____ PROVIDED MATERIAL

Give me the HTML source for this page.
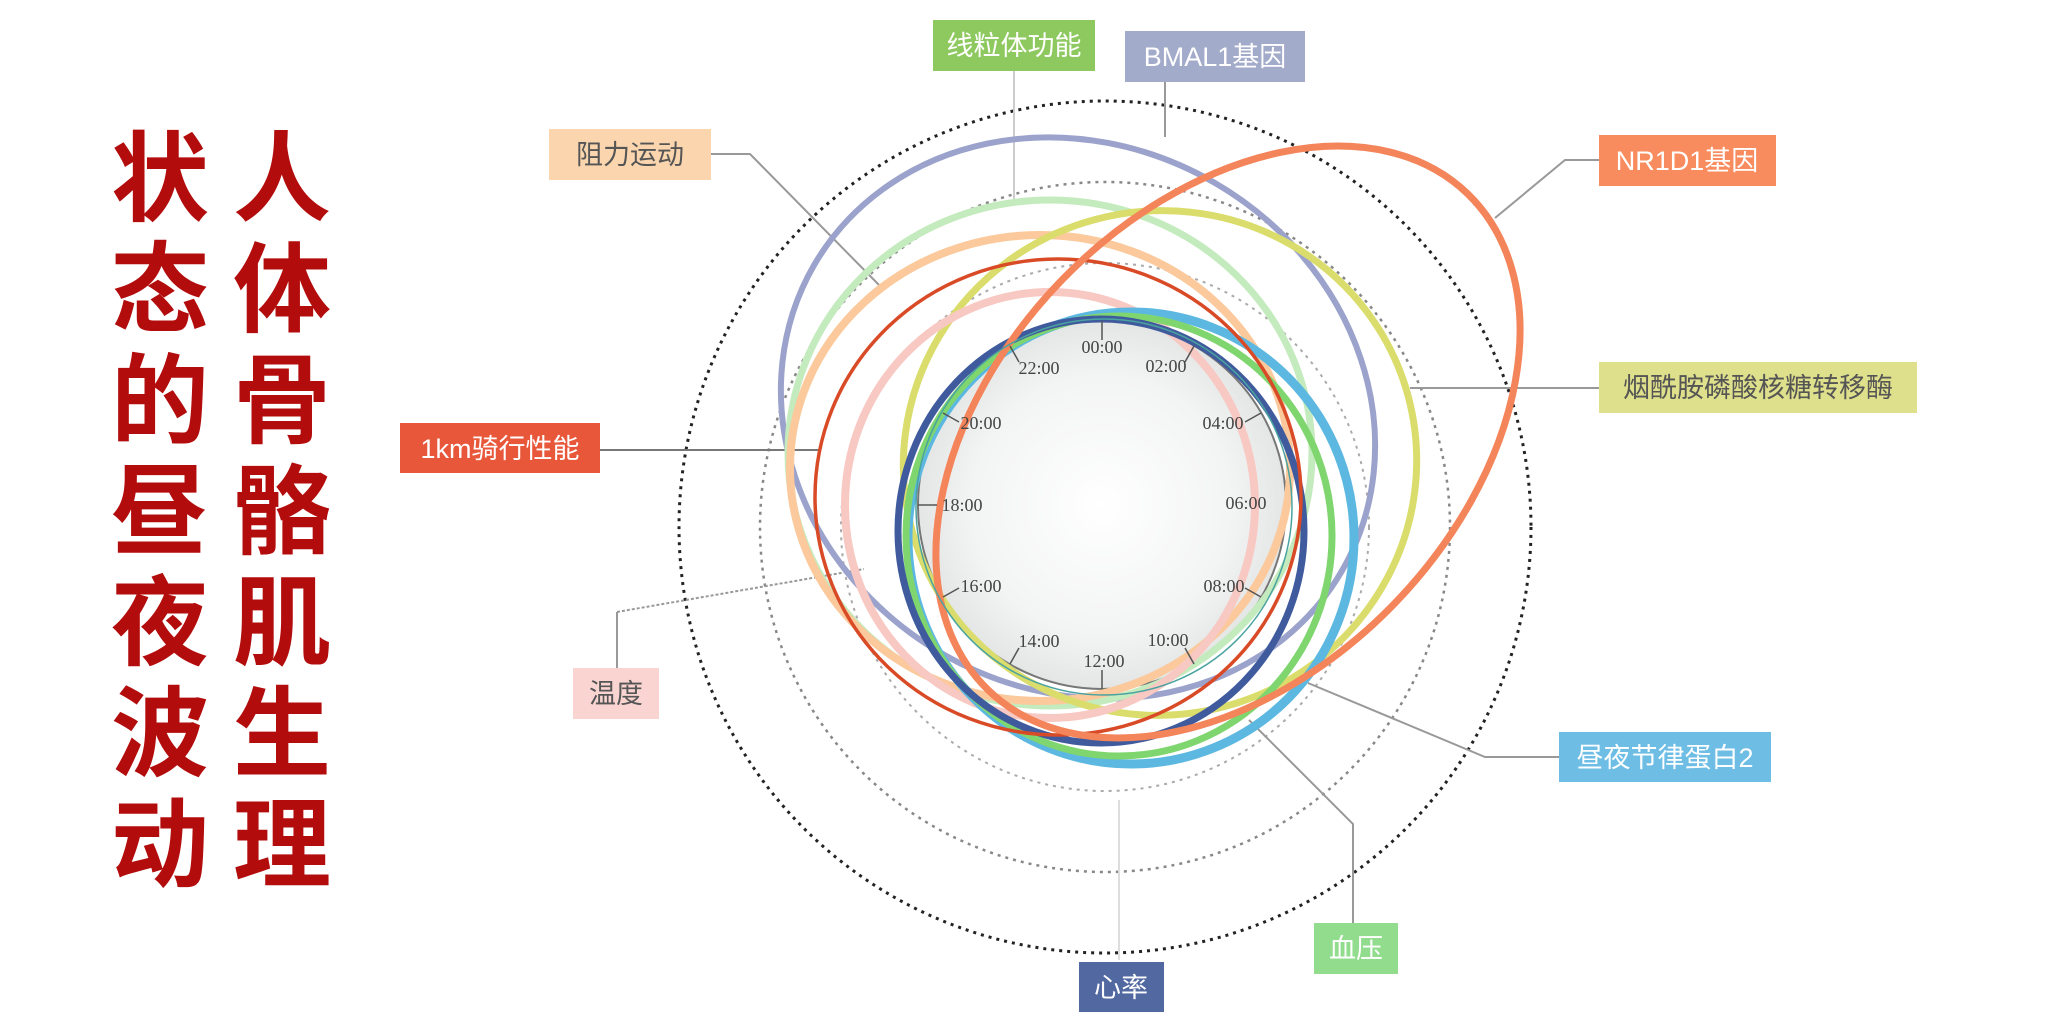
<!DOCTYPE html>
<html><head><meta charset="utf-8"><style>
html,body{margin:0;padding:0;background:#fff;}
svg{display:block;}
.t{font-family:"Liberation Sans","Noto Sans CJK SC",sans-serif;font-size:27px;}
.c{font-family:"Liberation Serif","DejaVu Serif",serif;font-size:18px;fill:#444;}
.h{font-family:"Liberation Sans","Noto Sans CJK SC",sans-serif;font-size:98px;font-weight:bold;fill:#b30c0c;}
</style></head><body>
<svg width="2048" height="1024" viewBox="0 0 2048 1024" xmlns="http://www.w3.org/2000/svg">
<defs>
<radialGradient id="g" cx="0.5" cy="0.5" r="0.5">
<stop offset="0" stop-color="#ffffff"/><stop offset="0.7" stop-color="#f3f4f4"/><stop offset="1" stop-color="#e4e6e6"/>
</radialGradient>
</defs>
<g class="h" text-anchor="middle">
<text x="160" y="213">状</text><text x="160" y="324">态</text><text x="160" y="435">的</text><text x="160" y="546">昼</text><text x="160" y="657">夜</text><text x="160" y="768">波</text><text x="160" y="879">动</text>
<text x="282" y="213">人</text><text x="282" y="324">体</text><text x="282" y="435">骨</text><text x="282" y="546">骼</text><text x="282" y="657">肌</text><text x="282" y="768">生</text><text x="282" y="879">理</text>
</g>
<circle cx="1105" cy="527" r="426" fill="none" stroke="#222" stroke-width="3" stroke-dasharray="3 5"/>
<circle cx="1105" cy="527" r="345" fill="none" stroke="#888" stroke-width="2.5" stroke-dasharray="3 5"/>
<circle cx="1105" cy="527" r="264" fill="none" stroke="#aaa" stroke-width="2" stroke-dasharray="3 5"/>
<g fill="none" stroke="#999" stroke-width="2">
<polyline points="711,154 750,154 879,285"/>
<polyline points="600,450 820,450" stroke="#777"/>
<polyline points="1014,71 1014,200" stroke="#ccc"/>
<polyline points="1165,82 1165,137"/>
<polyline points="1599,160 1565,160 1495,218"/>
<polyline points="1410,388 1599,388"/>
<polyline points="617,668 617,612"/>
<polyline points="617,612 864,569" stroke-dasharray="3 2"/>
<polyline points="1559,757 1485,757 1308,683"/>
<polyline points="1353,923 1353,824 1249,720"/>
<polyline points="1119,960 1119,800" stroke="#ddd"/>
</g>
<circle cx="1102" cy="505" r="184" fill="url(#g)" stroke="#777" stroke-width="2"/>
<g fill="none">
<ellipse cx="1078" cy="418" rx="305" ry="272" transform="rotate(30 1078 418)" stroke="#9ba3cc" stroke-width="6"/>
<ellipse cx="1050" cy="453" rx="262" ry="253" stroke="#c4ebbd" stroke-width="7"/>
<ellipse cx="1040" cy="468" rx="250" ry="233" stroke="#fbc99b" stroke-width="8"/>
<ellipse cx="1160" cy="463" rx="257" ry="252" transform="rotate(-15 1160 463)" stroke="#dadd6c" stroke-width="7"/>
<ellipse cx="1050" cy="505" rx="205" ry="213" stroke="#f8c8c2" stroke-width="8"/>
<ellipse cx="1131" cy="538" rx="223" ry="226" stroke="#5cb8e0" stroke-width="9"/>
<ellipse cx="1119" cy="536" rx="213" ry="220" stroke="#7fd66e" stroke-width="7"/>
<ellipse cx="1101" cy="531" rx="203" ry="212" stroke="#3f5b9d" stroke-width="7"/>
<ellipse cx="1058" cy="497" rx="243" ry="238" stroke="#d94a26" stroke-width="3.5"/>
<ellipse cx="1228" cy="442" rx="345" ry="232" transform="rotate(-46 1228 442)" stroke="#f4845a" stroke-width="7"/>
<circle cx="1104" cy="507" r="188" stroke="#4aa3a0" stroke-width="1.5"/>
</g>
<g stroke="#555" stroke-width="1.5">
<line x1="1102" y1="321" x2="1102" y2="340"/>
<line x1="1194" y1="346" x2="1185" y2="362"/>
<line x1="1261" y1="413" x2="1245" y2="422"/>
<line x1="1261" y1="597" x2="1245" y2="588"/>
<line x1="1194" y1="664" x2="1185" y2="648"/>
<line x1="1102" y1="689" x2="1102" y2="670"/>
<line x1="1010" y1="664" x2="1019" y2="648"/>
<line x1="943" y1="597" x2="959" y2="588"/>
<line x1="918" y1="505" x2="937" y2="505"/>
<line x1="943" y1="413" x2="959" y2="422"/>
<line x1="1010" y1="346" x2="1019" y2="362"/>
</g>
<g class="c" text-anchor="middle">
<text x="1102" y="353">00:00</text><text x="1166" y="372">02:00</text><text x="1223" y="429">04:00</text>
<text x="1246" y="509">06:00</text><text x="1224" y="592">08:00</text><text x="1168" y="646">10:00</text>
<text x="1104" y="667">12:00</text><text x="1039" y="647">14:00</text><text x="981" y="592">16:00</text>
<text x="962" y="511">18:00</text><text x="981" y="429">20:00</text><text x="1039" y="374">22:00</text>
</g>
<g class="t" text-anchor="middle">
<rect x="549" y="129" width="162" height="51" fill="#fad5ae"/><text x="630" y="164" fill="#555">阻力运动</text>
<rect x="400" y="423" width="200" height="50" fill="#e8573a"/><text x="500" y="458" fill="#fff">1km骑行性能</text>
<rect x="933" y="20" width="162" height="51" fill="#8ec960"/><text x="1014" y="55" fill="#fff">线粒体功能</text>
<rect x="1125" y="31" width="180" height="51" fill="#a3abca"/><text x="1215" y="66" fill="#fff">BMAL1基因</text>
<rect x="1599" y="135" width="177" height="51" fill="#f98c5e"/><text x="1687" y="170" fill="#fff">NR1D1基因</text>
<rect x="1599" y="362" width="318" height="51" fill="#dfe08c"/><text x="1758" y="397" fill="#555">烟酰胺磷酸核糖转移酶</text>
<rect x="573" y="668" width="86" height="51" fill="#f9d4d1"/><text x="616" y="703" fill="#555">温度</text>
<rect x="1559" y="732" width="212" height="50" fill="#6dbde4"/><text x="1665" y="767" fill="#fff">昼夜节律蛋白2</text>
<rect x="1314" y="923" width="84" height="51" fill="#92dc8d"/><text x="1356" y="958" fill="#fff">血压</text>
<rect x="1079" y="962" width="85" height="50" fill="#5168a0"/><text x="1121" y="997" fill="#fff">心率</text>
</g>
</svg>
</body></html>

________

Print the complete listing exactly, apart from any pictures.

Give me the HTML source for this page.
<!DOCTYPE html>
<html><head><meta charset="utf-8"><style>
html,body{margin:0;padding:0;background:#fff;}
svg{display:block;}
.t{font-family:"Liberation Sans","Noto Sans CJK SC",sans-serif;font-size:27px;}
.c{font-family:"Liberation Serif","DejaVu Serif",serif;font-size:18px;fill:#444;}
.h{font-family:"Liberation Sans","Noto Sans CJK SC",sans-serif;font-size:98px;font-weight:bold;fill:#b30c0c;}
</style></head><body>
<svg width="2048" height="1024" viewBox="0 0 2048 1024" xmlns="http://www.w3.org/2000/svg">
<defs>
<radialGradient id="g" cx="0.5" cy="0.5" r="0.5">
<stop offset="0" stop-color="#ffffff"/><stop offset="0.7" stop-color="#f3f4f4"/><stop offset="1" stop-color="#e4e6e6"/>
</radialGradient>
</defs>
<g class="h" text-anchor="middle">
<text x="160" y="213">状</text><text x="160" y="324">态</text><text x="160" y="435">的</text><text x="160" y="546">昼</text><text x="160" y="657">夜</text><text x="160" y="768">波</text><text x="160" y="879">动</text>
<text x="282" y="213">人</text><text x="282" y="324">体</text><text x="282" y="435">骨</text><text x="282" y="546">骼</text><text x="282" y="657">肌</text><text x="282" y="768">生</text><text x="282" y="879">理</text>
</g>
<circle cx="1105" cy="527" r="426" fill="none" stroke="#222" stroke-width="3" stroke-dasharray="3 5"/>
<circle cx="1105" cy="527" r="345" fill="none" stroke="#888" stroke-width="2.5" stroke-dasharray="3 5"/>
<circle cx="1105" cy="527" r="264" fill="none" stroke="#aaa" stroke-width="2" stroke-dasharray="3 5"/>
<g fill="none" stroke="#999" stroke-width="2">
<polyline points="711,154 750,154 879,285"/>
<polyline points="600,450 820,450" stroke="#777"/>
<polyline points="1014,71 1014,200" stroke="#ccc"/>
<polyline points="1165,82 1165,137"/>
<polyline points="1599,160 1565,160 1495,218"/>
<polyline points="1410,388 1599,388"/>
<polyline points="617,668 617,612"/>
<polyline points="617,612 864,569" stroke-dasharray="3 2"/>
<polyline points="1559,757 1485,757 1308,683"/>
<polyline points="1353,923 1353,824 1249,720"/>
<polyline points="1119,960 1119,800" stroke="#ddd"/>
</g>
<circle cx="1102" cy="505" r="184" fill="url(#g)" stroke="#777" stroke-width="2"/>
<g fill="none">
<ellipse cx="1078" cy="418" rx="305" ry="272" transform="rotate(30 1078 418)" stroke="#9ba3cc" stroke-width="6"/>
<ellipse cx="1050" cy="453" rx="262" ry="253" stroke="#c4ebbd" stroke-width="7"/>
<ellipse cx="1040" cy="468" rx="250" ry="233" stroke="#fbc99b" stroke-width="8"/>
<ellipse cx="1160" cy="463" rx="257" ry="252" transform="rotate(-15 1160 463)" stroke="#dadd6c" stroke-width="7"/>
<ellipse cx="1050" cy="505" rx="205" ry="213" stroke="#f8c8c2" stroke-width="8"/>
<ellipse cx="1131" cy="538" rx="223" ry="226" stroke="#5cb8e0" stroke-width="9"/>
<ellipse cx="1119" cy="536" rx="213" ry="220" stroke="#7fd66e" stroke-width="7"/>
<ellipse cx="1101" cy="531" rx="203" ry="212" stroke="#3f5b9d" stroke-width="7"/>
<ellipse cx="1058" cy="497" rx="243" ry="238" stroke="#d94a26" stroke-width="3.5"/>
<ellipse cx="1228" cy="442" rx="345" ry="232" transform="rotate(-46 1228 442)" stroke="#f4845a" stroke-width="7"/>
<circle cx="1104" cy="507" r="188" stroke="#4aa3a0" stroke-width="1.5"/>
</g>
<g stroke="#555" stroke-width="1.5">
<line x1="1102" y1="321" x2="1102" y2="340"/>
<line x1="1194" y1="346" x2="1185" y2="362"/>
<line x1="1261" y1="413" x2="1245" y2="422"/>
<line x1="1261" y1="597" x2="1245" y2="588"/>
<line x1="1194" y1="664" x2="1185" y2="648"/>
<line x1="1102" y1="689" x2="1102" y2="670"/>
<line x1="1010" y1="664" x2="1019" y2="648"/>
<line x1="943" y1="597" x2="959" y2="588"/>
<line x1="918" y1="505" x2="937" y2="505"/>
<line x1="943" y1="413" x2="959" y2="422"/>
<line x1="1010" y1="346" x2="1019" y2="362"/>
</g>
<g class="c" text-anchor="middle">
<text x="1102" y="353">00:00</text><text x="1166" y="372">02:00</text><text x="1223" y="429">04:00</text>
<text x="1246" y="509">06:00</text><text x="1224" y="592">08:00</text><text x="1168" y="646">10:00</text>
<text x="1104" y="667">12:00</text><text x="1039" y="647">14:00</text><text x="981" y="592">16:00</text>
<text x="962" y="511">18:00</text><text x="981" y="429">20:00</text><text x="1039" y="374">22:00</text>
</g>
<g class="t" text-anchor="middle">
<rect x="549" y="129" width="162" height="51" fill="#fad5ae"/><text x="630" y="164" fill="#555">阻力运动</text>
<rect x="400" y="423" width="200" height="50" fill="#e8573a"/><text x="500" y="458" fill="#fff">1km骑行性能</text>
<rect x="933" y="20" width="162" height="51" fill="#8ec960"/><text x="1014" y="55" fill="#fff">线粒体功能</text>
<rect x="1125" y="31" width="180" height="51" fill="#a3abca"/><text x="1215" y="66" fill="#fff">BMAL1基因</text>
<rect x="1599" y="135" width="177" height="51" fill="#f98c5e"/><text x="1687" y="170" fill="#fff">NR1D1基因</text>
<rect x="1599" y="362" width="318" height="51" fill="#dfe08c"/><text x="1758" y="397" fill="#555">烟酰胺磷酸核糖转移酶</text>
<rect x="573" y="668" width="86" height="51" fill="#f9d4d1"/><text x="616" y="703" fill="#555">温度</text>
<rect x="1559" y="732" width="212" height="50" fill="#6dbde4"/><text x="1665" y="767" fill="#fff">昼夜节律蛋白2</text>
<rect x="1314" y="923" width="84" height="51" fill="#92dc8d"/><text x="1356" y="958" fill="#fff">血压</text>
<rect x="1079" y="962" width="85" height="50" fill="#5168a0"/><text x="1121" y="997" fill="#fff">心率</text>
</g>
</svg>
</body></html>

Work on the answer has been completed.